A Major Blow to Concealed Carry

The Second Amendment doesn’t protect a right to concealed firearms, the Ninth Circuit Court of Appeals ruled Thursday.

Kevin Lamarque / Reuters

The Ninth Circuit Court of Appeals ruled Thursday that the Second Amendment does not protect a right for ordinary citizens to carry concealed firearms in public, a major decision on the constitutional boundaries of gun rights that could elicit review by the U.S. Supreme Court.

In his 52-page majority opinion in Peruta v. County of San Diego, Judge William Fletcher laid out an exhaustive history of British and American laws prohibiting concealed weapons, tracing a continuous thread from a decree by Edward I to his sheriffs in 1299 to a series of state supreme-court decisions in the 19th century.

“Based on the overwhelming consensus of historical sources, we conclude that the protection of the Second Amendment—whatever the scope of that protection may be—simply does not extend to the carrying of concealed firearms in public by members of the general public,” Fletcher wrote.

The 7-4 ruling upheld California’s broad restrictions on concealed-carry use in their entirety. Under current law, California residents must show “good cause” when obtaining a concealed-carry license from their county sheriff. What constitutes “good cause” is defined by policies outlined by each sheriff.
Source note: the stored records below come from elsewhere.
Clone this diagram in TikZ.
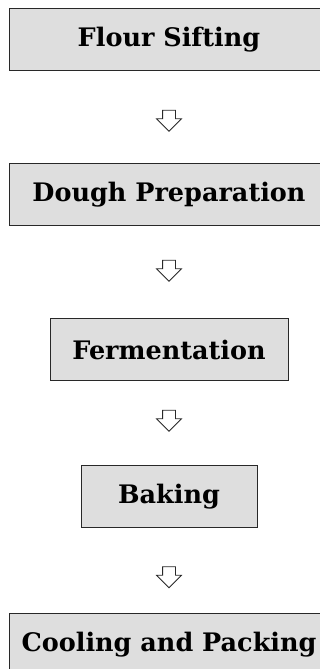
\documentclass[tikz,border=0pt]{standalone}
\usepackage{fontspec}
\setmainfont{DejaVu Serif}
\usetikzlibrary{shapes.arrows}
\definecolor{boxgray}{RGB}{222,222,222}
\definecolor{edgegray}{RGB}{40,40,40}
\tikzstyle{stage}=[rectangle, draw=edgegray, fill=boxgray, line width=1pt, minimum height=62pt, inner sep=0pt, font=\bfseries\fontsize{25.5}{30}\selectfont]
\tikzstyle{flow}=[single arrow, draw=edgegray, fill=white, line width=0.8pt, rotate=-90, single arrow head extend=6pt, single arrow tip angle=90, minimum height=21pt, inner xsep=0pt, inner ysep=6pt]

\begin{document}
\begin{tikzpicture}[x=1pt, y=1pt]
    \useasboundingbox (0,0) rectangle (320,669);
    \node[stage, minimum width=320pt] (sift) at (169, 629.5) {Flour Sifting};
    \node[stage, minimum width=320pt] (dough) at (169, 474) {Dough Preparation};
    \node[stage, minimum width=238pt] (ferment) at (169, 319) {Fermentation};
    \node[stage, minimum width=176pt] (bake) at (169, 172) {Baking};
    \node[stage, minimum width=320pt] (pack) at (169, 24) {Cooling and Packing};
    % arrows between the stages
    \node[flow] (a1) at (169, 551.5) {};
    \node[flow] (a2) at (169, 401.5) {};
    \node[flow] (a3) at (169, 251.5) {};
    \node[flow] (a4) at (169, 95) {};
\end{tikzpicture}
\end{document}
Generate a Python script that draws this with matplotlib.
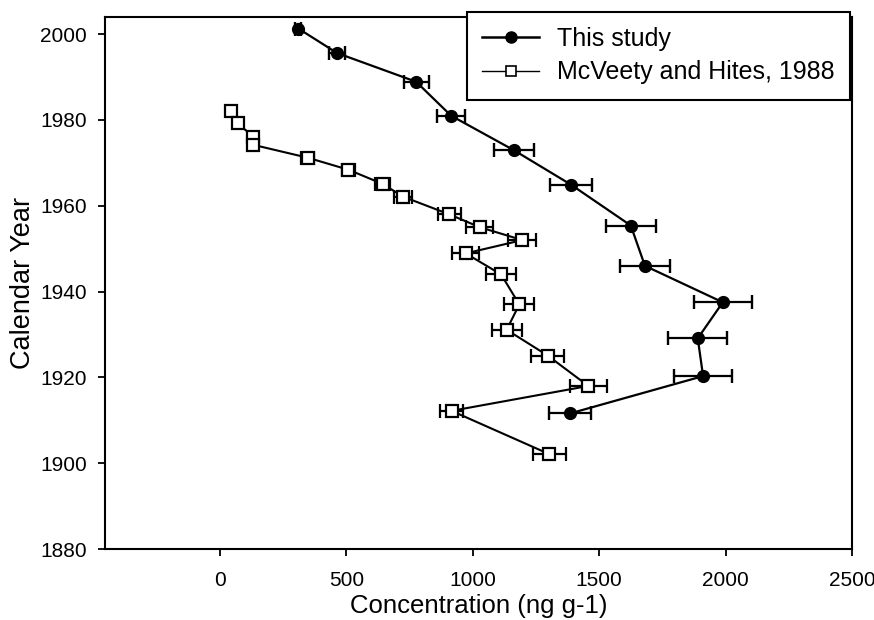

Edward Peruta and his fellow plaintiffs sought concealed-carry licenses from sheriffs in San Diego County and Yolo County in 2009, but were denied under the good-cause requirement. Backed by state and national gun-rights groups, they asked the courts to overturn the statute under the Second and Fourteenth Amendments.

Two federal district courts upheld California’s statute in 2010 and 2011, but a divided three-judge panel ruled for Peruta and the other plaintiffs in the combined appeal. San Diego County and the state of California appealed that ruling to the entire Ninth Circuit, which formed an 11-judge panel to consider the case.

Thursday’s ruling explicitly refused to address whether the Second Amendment protects the right to openly carry firearms in public. And, perhaps anticipating an appeal to the U.S. Supreme Court, three judges argued in a concurring opinion that California’s statute is reasonable enough to survive judicial scrutiny even if the Second Amendment’s protections did apply to concealed firearms.

In dissent, four judges on the panel argued the majority had contradicted the Supreme Court’s 2008 ruling in District of Columbia v. Heller, which found an individual right to bear arms under the Second Amendment for the first time.

“In the context of present-day California law, the Defendant counties’ limited licensing of the right to carry concealed firearms is tantamount to a total ban on the right of an ordinary citizen to carry a firearm in public for self-defense,” Judge Consuelo Callahan wrote. “Thus, Plaintiffs’ Second Amendment rights have been violated. While states may choose between different manners of bearing arms for self-defense, the right must be accommodated.”

The Supreme Court’s rulings in Heller and McDonald v. Chicago, which applied Heller to the states in 2010, transformed the legal landscape for gun rights. In the six years since the rulings, lower courts have deliberated about the scope and boundaries of the individual right to bear arms post-Heller. But the Supreme Court justices have not. The Court has yet to hear a major Second Amendment dispute since McDonald, and no such cases appear on its docket for the upcoming term.